The bass opens up considerably when the pickups are used in tandem—so much so that it’s hard at times to believe that the PB4’s pickups are passive. They have all the characteristics of their 9-volt-sucking cousins, without all that battery cavity baggage. By maxing the three dials, I got to another tonal high with a great sound that balanced low-frequency warmth and high-end snap.
As I continued playing, I found myself switching the bridge pickup on and off. I liked having the flexibility of the bridge pickup, but with a small reservation: When combined with the split-coil, the volume control for the bridge pickup seemed almost like an on/off switch rather than a level control. If you want to truly tailor your tone with the bridge pickup, you may have a hard time here. The upside is that the bass sounds really good with the bridge pickup on or off, and at just a slight factory upcharge for the P/J configuration, you might enjoy the added tonal options. Also, with Carvin changing the standard setup to include master volume and pickup blend controls instead of separate volumes, dialing in a blended tone should be much easier.
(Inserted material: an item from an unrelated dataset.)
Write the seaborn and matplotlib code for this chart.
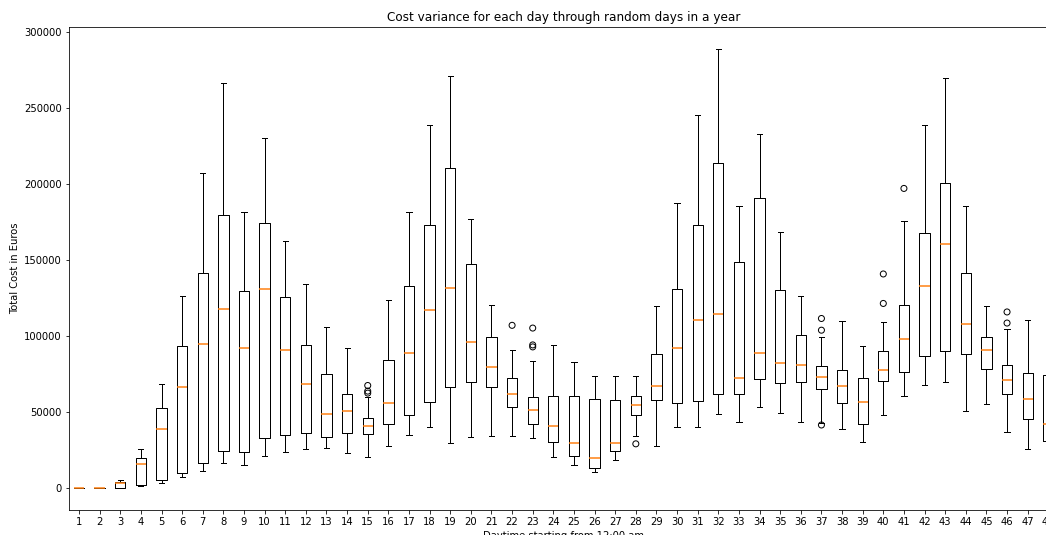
import matplotlib
matplotlib.use("Agg")
import matplotlib.pyplot as plt
import numpy as np
import pandas as pd
import seaborn as sns

# Day labels along the x axis
days = [str(d) for d in range(1, 49)]

# Five-number summary per day (Euros)
whisker_low = [0, 0, 0, 1300, 3400, 7400, 11500, 16200, 15100, 21000,
               23700, 25500, 26100, 23000, 20500, 27500, 34900, 39900, 29800, 33800,
               34300, 34300, 33100, 20500, 15100, 10400, 18500, 34300, 27900, 39900,
               40100, 48500, 43500, 53600, 49100, 43500, 43000, 39000, 30200, 47800,
               60400, 67800, 69900, 50700, 55400, 36700, 25500, 22500]
q1 = [0, 0, 0, 1700, 5000, 9700, 16700, 24300, 23700, 33100,
      34900, 36300, 33800, 36300, 35400, 42400, 48200, 56600, 66500, 69900,
      66500, 53600, 42400, 30200, 21000, 13100, 24300, 48200, 57900, 55900,
      57000, 61800, 61800, 71900, 69200, 69900, 64900, 55900, 42400, 70600,
      76600, 87200, 90400, 88100, 78200, 62200, 45500, 30700]
median = [0, 0, 3500, 15600, 39000, 66500, 94700, 118100, 92200, 131000,
          91100, 68700, 48900, 50700, 40800, 56100, 88800, 117000, 131400, 96000,
          79800, 62200, 51400, 40800, 29800, 19800, 29800, 54800, 67200, 92200,
          110400, 114700, 72400, 88800, 82300, 81100, 73000, 67200, 56600, 77800,
          98000, 132800, 160300, 108200, 91100, 71200, 58600, 42400]
q3 = [0, 0, 3800, 20000, 52500, 93500, 141300, 179400, 129600, 174700,
      126000, 94400, 75300, 61800, 46200, 84100, 132800, 173100, 210700, 147200,
      99600, 72400, 60000, 60600, 60600, 58400, 57900, 60600, 88100, 130700,
      173100, 213900, 148500, 190900, 130300, 101000, 80500, 77800, 72400, 90400,
      120800, 167700, 200600, 141500, 99200, 81100, 76000, 74600]
whisker_high = [0, 0, 5000, 25900, 68800, 126200, 207100, 266400, 181900, 230600,
                162500, 134100, 105700, 92400, 60000, 123500, 181900, 238700, 271400, 177200,
                120400, 91100, 83600, 94000, 83200, 73700, 73700, 73700, 119700, 187300,
                245700, 289000, 185500, 232800, 168300, 126200, 99200, 109800, 93300, 109300,
                175800, 239200, 269800, 185500, 119700, 104800, 110900, 109300]

# Outlying observations (day, value)
outlier_days = ["15", "15", "15", "22", "23", "23", "23", "28",
                "37", "37", "37", "40", "40", "41", "46", "46"]
outlier_values = [62500, 63800, 67500, 107100, 92900, 94200, 105300, 29100,
                  41500, 103900, 111600, 121500, 140900, 197200, 108600, 115900]

# Long-form table: the five summary values for each day reproduce the
# quartiles exactly, and whiskers run to the min / max of each group.
rows = []
for i, d in enumerate(days):
    for v in (whisker_low[i], q1[i], median[i], q3[i], whisker_high[i]):
        rows.append((d, v))
box_df = pd.DataFrame(rows, columns=["day", "cost"])
flier_df = pd.DataFrame({"day": outlier_days, "cost": outlier_values})

W, H, DPI = 1046, 535, 72
fig = plt.figure(figsize=(W / DPI, H / DPI), dpi=DPI)
ax = fig.add_axes([68.7 / W, 1 - 510 / H, (1058.6 - 68.7) / W, (510 - 27) / H])

sns.boxplot(data=box_df, x="day", y="cost", order=days, ax=ax,
            fill=False, color="black", linewidth=1, width=0.5,
            whis=(0, 100), showfliers=False,
            medianprops={"color": "#ff7f0e", "linewidth": 1.5})
sns.stripplot(data=flier_df, x="day", y="cost", order=days, ax=ax,
              jitter=False, color="black", facecolor="none",
              edgecolor="black", linewidth=1, size=6)

ax.set_title("Cost variance for each day through random days in a year")
ax.set_xlabel("Daytime starting from 12:00 am")
ax.set_ylabel("Total Cost in Euros")

fig.savefig("out.png", dpi=DPI)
Carvin’s PB4 is a nice take on a classic design. I was impressed by its sustain and the output of the pickups, which made me wonder how an active set would sound. The combination of a thin neck with a light body left me wanting a bit more mass, though that could just be my personal preference. The upside is that smaller-framed players and those with smaller hands are likely to dig this bass a lot.
Carvin is a great place to turn for an alternative to the usual bass suspects, and their new PB4 certainly merits consideration. The street price is budget-friendly, though tacking on custom appointments can really add up. The mail-order scenario might not be for everybody, but Carvin provides a 10-day trial period to determine if the bass you ordered is for you. My guess: You’ll probably keep it.